Short exercise:
Pictures in the entries below are excluded; copy only the lines from the one containing "Recreate this image" to the one containing "plt.rcParams['font.family'] = ['Liberation", both included.

Excerpted data:
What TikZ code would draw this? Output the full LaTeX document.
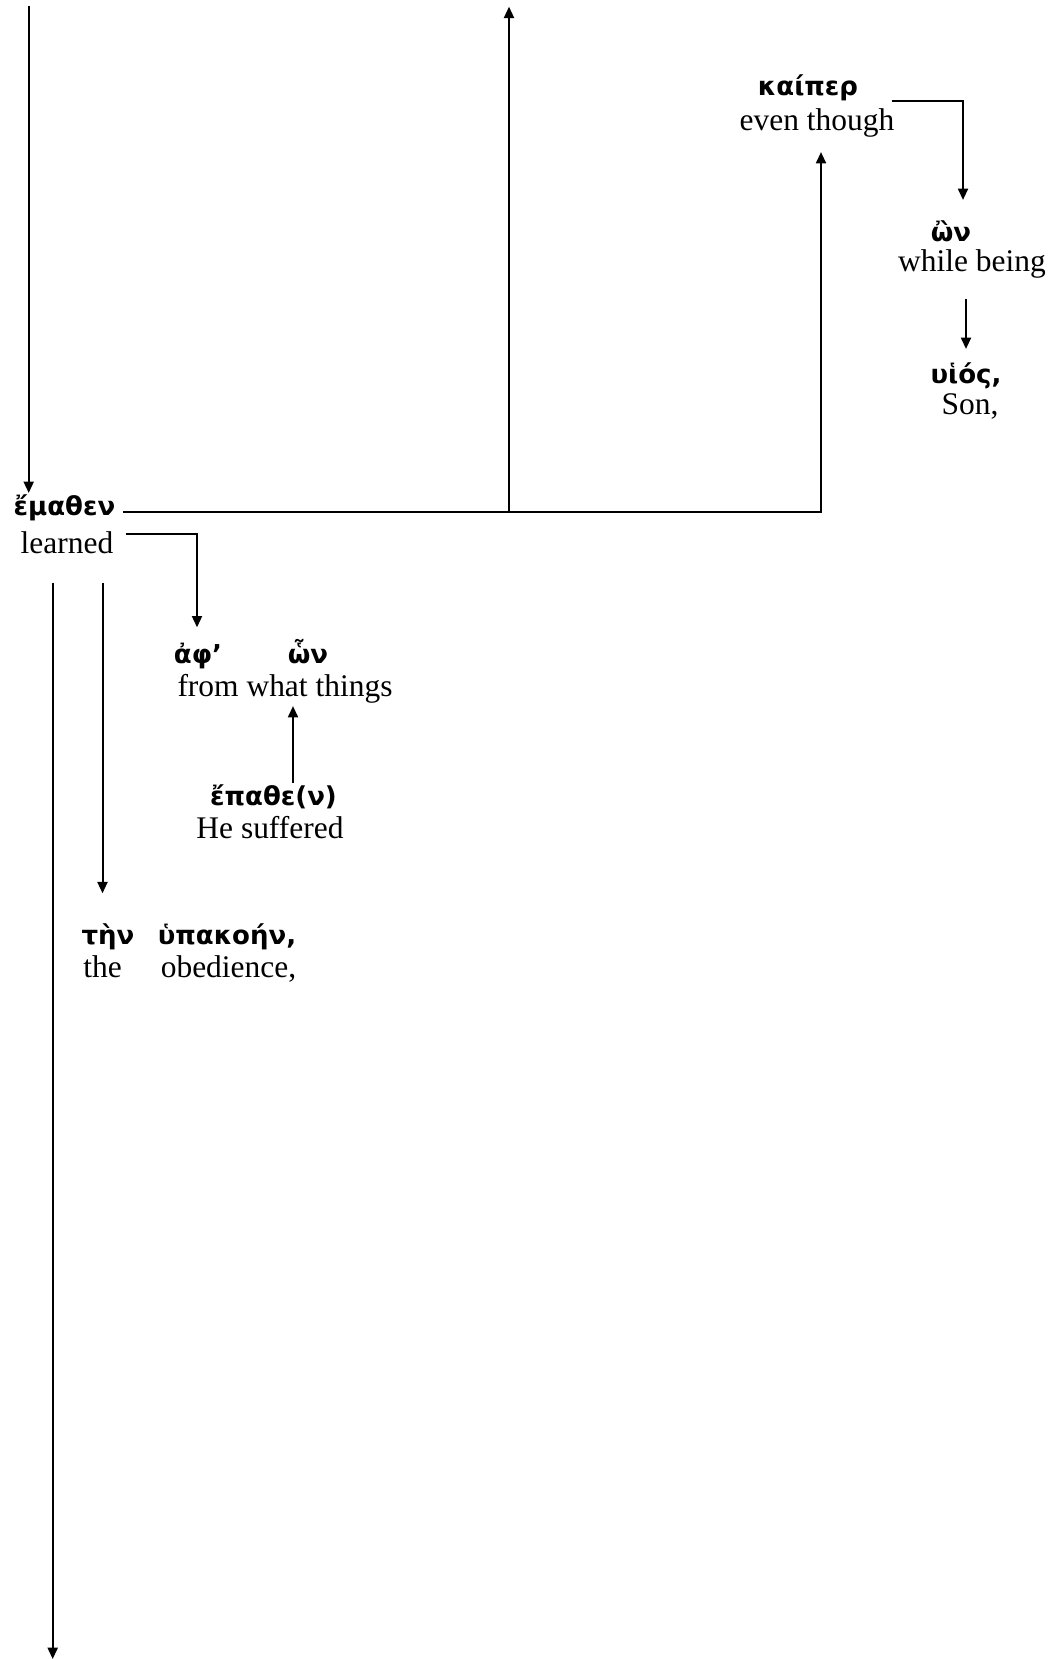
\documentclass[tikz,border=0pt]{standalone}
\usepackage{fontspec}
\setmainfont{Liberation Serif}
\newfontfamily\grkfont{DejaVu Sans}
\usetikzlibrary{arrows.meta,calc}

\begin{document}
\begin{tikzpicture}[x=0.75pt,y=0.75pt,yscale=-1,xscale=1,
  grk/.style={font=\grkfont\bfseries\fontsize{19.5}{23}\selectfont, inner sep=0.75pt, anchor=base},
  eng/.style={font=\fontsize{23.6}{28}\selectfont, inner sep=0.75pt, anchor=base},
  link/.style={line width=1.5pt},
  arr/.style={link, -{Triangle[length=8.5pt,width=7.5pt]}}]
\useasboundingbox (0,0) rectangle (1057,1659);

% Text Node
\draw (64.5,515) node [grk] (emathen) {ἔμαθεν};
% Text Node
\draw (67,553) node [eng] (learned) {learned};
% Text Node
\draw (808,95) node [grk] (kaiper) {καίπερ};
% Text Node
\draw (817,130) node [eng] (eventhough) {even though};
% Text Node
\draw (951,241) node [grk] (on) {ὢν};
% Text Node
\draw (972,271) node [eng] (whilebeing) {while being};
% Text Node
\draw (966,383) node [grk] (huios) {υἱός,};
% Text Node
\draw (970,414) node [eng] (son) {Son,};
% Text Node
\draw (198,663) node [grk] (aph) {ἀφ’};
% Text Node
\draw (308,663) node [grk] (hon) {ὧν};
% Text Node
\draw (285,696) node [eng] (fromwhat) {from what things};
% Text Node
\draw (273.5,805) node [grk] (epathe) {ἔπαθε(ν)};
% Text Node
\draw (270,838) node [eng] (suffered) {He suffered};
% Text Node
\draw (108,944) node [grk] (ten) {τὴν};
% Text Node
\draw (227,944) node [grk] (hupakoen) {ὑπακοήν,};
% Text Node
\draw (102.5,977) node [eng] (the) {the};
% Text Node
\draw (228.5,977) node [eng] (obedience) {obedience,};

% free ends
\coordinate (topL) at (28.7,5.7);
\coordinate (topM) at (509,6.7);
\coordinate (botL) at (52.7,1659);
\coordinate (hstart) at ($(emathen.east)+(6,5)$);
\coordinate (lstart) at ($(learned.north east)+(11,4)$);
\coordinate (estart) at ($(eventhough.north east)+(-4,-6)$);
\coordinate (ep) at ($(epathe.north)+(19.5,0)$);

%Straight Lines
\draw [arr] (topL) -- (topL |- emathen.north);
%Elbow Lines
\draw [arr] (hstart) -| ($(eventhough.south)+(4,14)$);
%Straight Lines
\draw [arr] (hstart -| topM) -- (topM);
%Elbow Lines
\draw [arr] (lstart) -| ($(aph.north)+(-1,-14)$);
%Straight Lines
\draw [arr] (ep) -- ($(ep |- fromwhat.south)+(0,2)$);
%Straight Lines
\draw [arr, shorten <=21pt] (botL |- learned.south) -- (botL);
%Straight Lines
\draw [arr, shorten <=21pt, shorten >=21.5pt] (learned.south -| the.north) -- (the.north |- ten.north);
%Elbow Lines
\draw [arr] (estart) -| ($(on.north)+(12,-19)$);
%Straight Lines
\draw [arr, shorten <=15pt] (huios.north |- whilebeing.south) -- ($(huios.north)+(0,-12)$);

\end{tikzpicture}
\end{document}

* * *

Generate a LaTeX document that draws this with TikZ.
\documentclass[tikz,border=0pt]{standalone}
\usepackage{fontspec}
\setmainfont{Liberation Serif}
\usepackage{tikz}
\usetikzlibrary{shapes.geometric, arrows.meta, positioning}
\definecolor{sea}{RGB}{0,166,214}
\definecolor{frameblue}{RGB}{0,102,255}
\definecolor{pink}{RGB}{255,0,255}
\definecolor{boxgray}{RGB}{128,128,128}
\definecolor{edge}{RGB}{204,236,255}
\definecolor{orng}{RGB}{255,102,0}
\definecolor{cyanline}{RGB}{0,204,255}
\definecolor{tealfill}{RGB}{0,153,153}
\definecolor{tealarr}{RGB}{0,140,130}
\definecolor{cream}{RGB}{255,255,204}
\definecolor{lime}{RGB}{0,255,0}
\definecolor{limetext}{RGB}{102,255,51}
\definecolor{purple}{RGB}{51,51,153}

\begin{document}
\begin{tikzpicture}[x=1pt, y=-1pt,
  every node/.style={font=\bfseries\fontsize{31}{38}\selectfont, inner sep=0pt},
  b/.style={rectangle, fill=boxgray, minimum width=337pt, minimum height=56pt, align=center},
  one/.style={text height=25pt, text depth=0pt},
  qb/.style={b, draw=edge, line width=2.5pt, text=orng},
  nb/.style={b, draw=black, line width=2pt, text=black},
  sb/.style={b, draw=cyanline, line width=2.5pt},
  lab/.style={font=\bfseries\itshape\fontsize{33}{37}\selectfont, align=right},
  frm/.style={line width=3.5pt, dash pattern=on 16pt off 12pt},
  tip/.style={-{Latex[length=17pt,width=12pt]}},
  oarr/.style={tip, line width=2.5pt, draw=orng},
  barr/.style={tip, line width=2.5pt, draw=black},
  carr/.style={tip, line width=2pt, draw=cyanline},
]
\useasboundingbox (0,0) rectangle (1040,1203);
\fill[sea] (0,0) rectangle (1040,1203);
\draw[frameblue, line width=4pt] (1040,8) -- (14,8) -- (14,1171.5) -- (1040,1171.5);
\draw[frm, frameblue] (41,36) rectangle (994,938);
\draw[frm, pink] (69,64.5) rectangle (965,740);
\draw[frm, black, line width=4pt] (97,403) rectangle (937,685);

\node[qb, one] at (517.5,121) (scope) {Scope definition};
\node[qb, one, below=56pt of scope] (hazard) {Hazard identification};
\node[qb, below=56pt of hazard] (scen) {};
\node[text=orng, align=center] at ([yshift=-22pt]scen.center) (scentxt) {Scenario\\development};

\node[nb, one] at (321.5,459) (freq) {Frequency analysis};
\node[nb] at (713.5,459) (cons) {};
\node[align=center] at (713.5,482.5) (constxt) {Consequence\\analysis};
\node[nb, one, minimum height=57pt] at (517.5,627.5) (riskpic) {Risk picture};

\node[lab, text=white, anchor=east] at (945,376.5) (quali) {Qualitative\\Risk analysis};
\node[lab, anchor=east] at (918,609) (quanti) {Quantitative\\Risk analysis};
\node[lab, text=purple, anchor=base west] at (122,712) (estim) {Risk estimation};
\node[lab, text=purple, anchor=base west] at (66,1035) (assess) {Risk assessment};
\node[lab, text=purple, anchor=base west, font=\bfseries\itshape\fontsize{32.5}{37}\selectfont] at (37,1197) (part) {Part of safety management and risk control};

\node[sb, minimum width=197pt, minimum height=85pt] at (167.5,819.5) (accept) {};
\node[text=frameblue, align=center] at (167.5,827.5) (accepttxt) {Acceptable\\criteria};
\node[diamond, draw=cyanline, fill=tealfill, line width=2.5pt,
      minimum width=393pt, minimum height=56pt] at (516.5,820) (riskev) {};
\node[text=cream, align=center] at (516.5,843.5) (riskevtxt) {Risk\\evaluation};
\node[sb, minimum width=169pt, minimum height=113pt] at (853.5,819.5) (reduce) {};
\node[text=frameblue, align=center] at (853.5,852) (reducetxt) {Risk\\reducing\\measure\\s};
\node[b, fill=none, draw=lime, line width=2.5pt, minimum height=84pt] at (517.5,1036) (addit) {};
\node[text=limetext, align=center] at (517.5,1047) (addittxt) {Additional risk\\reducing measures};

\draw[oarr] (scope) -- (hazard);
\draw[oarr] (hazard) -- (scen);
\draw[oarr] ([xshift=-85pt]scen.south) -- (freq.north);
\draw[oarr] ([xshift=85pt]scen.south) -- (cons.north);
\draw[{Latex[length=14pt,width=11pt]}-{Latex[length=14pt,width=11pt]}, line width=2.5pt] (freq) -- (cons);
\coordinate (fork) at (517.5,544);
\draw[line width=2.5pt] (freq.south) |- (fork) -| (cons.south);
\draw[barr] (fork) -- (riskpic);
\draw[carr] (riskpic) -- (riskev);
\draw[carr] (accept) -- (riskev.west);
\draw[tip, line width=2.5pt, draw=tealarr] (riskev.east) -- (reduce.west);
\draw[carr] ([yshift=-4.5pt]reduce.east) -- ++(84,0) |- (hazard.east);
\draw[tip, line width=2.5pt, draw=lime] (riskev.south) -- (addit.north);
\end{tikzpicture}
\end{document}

--

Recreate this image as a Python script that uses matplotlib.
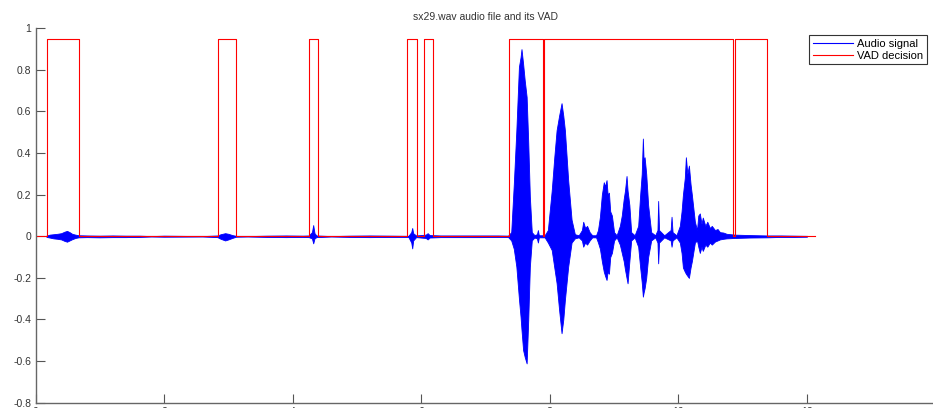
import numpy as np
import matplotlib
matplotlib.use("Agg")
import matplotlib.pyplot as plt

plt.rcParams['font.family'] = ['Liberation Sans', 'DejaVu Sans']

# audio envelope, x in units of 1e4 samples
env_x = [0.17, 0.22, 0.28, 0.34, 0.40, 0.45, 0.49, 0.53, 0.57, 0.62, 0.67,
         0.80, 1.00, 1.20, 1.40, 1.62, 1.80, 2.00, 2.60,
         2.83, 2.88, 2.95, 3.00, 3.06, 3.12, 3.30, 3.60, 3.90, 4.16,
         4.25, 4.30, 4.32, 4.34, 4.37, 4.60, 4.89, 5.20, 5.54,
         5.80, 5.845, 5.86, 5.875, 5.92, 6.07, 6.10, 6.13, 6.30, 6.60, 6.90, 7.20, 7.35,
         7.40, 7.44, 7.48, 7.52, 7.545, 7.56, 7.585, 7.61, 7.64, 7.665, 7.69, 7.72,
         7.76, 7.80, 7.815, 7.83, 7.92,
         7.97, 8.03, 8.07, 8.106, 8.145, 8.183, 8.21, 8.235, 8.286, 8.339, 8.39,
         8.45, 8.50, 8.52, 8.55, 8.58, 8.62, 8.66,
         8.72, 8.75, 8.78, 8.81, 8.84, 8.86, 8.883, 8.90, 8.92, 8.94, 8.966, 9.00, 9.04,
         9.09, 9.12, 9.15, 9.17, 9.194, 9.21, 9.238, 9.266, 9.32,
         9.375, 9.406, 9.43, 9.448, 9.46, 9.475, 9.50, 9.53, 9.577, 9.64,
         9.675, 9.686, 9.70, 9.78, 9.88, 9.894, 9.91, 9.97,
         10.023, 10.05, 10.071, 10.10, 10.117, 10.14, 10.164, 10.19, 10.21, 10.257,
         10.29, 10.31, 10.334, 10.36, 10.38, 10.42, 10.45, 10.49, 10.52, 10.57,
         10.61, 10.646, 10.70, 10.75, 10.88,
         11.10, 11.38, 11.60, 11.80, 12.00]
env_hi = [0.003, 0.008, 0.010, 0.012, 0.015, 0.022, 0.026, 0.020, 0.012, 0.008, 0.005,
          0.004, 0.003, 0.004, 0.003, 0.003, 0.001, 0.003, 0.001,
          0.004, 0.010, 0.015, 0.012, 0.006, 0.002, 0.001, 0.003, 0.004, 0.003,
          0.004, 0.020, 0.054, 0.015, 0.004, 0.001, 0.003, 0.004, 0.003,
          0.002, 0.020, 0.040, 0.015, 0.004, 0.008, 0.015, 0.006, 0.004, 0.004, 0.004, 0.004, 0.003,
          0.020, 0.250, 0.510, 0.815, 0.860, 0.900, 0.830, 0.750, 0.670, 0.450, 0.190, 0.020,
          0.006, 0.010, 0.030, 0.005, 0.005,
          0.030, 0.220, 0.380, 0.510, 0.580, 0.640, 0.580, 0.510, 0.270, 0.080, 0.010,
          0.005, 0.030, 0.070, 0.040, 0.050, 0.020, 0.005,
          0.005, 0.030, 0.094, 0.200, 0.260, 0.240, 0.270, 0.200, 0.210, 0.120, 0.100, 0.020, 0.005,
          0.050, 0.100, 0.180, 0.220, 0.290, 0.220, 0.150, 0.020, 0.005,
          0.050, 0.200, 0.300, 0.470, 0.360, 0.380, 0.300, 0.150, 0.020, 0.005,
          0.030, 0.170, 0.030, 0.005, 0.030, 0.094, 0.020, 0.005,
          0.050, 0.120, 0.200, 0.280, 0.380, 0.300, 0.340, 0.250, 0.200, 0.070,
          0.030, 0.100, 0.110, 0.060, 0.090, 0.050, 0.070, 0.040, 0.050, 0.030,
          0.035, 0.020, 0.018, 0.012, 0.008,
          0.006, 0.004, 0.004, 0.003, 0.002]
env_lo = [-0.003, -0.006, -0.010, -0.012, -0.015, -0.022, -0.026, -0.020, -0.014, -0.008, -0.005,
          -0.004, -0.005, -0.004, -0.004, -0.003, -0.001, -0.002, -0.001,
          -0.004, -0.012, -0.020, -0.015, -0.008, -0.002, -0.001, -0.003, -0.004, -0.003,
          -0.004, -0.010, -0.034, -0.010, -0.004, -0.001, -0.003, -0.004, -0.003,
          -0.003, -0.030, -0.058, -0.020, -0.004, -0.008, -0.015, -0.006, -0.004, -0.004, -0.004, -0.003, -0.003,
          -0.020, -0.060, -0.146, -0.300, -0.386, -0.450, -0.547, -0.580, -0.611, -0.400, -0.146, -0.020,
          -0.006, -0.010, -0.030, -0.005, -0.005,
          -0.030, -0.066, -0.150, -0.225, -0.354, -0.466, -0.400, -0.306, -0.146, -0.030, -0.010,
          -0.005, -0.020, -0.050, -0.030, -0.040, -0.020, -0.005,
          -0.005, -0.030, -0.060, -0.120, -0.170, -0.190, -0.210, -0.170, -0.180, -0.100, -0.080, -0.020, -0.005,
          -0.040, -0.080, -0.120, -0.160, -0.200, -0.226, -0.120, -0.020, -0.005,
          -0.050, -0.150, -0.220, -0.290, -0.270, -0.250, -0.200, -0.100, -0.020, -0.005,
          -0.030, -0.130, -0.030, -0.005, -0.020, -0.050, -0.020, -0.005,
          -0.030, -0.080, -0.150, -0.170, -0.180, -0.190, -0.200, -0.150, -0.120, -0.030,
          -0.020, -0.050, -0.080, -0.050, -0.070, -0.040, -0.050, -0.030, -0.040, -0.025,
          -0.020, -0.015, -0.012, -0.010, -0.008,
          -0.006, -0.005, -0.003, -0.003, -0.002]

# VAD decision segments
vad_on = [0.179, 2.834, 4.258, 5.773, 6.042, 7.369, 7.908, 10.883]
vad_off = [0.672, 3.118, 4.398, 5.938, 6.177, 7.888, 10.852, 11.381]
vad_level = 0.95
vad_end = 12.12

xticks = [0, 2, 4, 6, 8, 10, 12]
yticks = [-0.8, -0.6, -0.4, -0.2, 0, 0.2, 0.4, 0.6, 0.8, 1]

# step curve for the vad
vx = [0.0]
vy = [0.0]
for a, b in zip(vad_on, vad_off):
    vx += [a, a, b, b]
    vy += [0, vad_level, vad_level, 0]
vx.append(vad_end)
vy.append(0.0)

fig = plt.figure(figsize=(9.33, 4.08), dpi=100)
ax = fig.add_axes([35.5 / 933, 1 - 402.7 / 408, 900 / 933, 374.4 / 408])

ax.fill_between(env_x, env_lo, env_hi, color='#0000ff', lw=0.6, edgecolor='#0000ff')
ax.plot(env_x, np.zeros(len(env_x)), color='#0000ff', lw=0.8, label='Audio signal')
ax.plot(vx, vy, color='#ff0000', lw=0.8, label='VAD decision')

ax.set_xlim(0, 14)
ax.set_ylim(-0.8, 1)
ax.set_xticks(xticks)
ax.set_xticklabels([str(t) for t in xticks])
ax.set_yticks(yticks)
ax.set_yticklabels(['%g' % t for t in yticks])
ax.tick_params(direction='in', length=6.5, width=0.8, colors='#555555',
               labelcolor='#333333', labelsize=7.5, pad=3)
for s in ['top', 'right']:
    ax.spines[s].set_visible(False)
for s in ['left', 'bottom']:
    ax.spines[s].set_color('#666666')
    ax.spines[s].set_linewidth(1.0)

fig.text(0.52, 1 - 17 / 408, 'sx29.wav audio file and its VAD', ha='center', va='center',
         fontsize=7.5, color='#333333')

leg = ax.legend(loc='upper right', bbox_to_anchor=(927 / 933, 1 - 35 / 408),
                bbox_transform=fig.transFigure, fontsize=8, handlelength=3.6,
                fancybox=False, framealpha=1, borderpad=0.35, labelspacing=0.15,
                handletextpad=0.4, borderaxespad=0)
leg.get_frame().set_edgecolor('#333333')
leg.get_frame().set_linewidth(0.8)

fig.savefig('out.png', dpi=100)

Right answer:
Recreate this image as a Python script that uses matplotlib.
import numpy as np
import matplotlib
matplotlib.use("Agg")
import matplotlib.pyplot as plt

plt.rcParams['font.family'] = ['Liberation Sans', 'DejaVu Sans']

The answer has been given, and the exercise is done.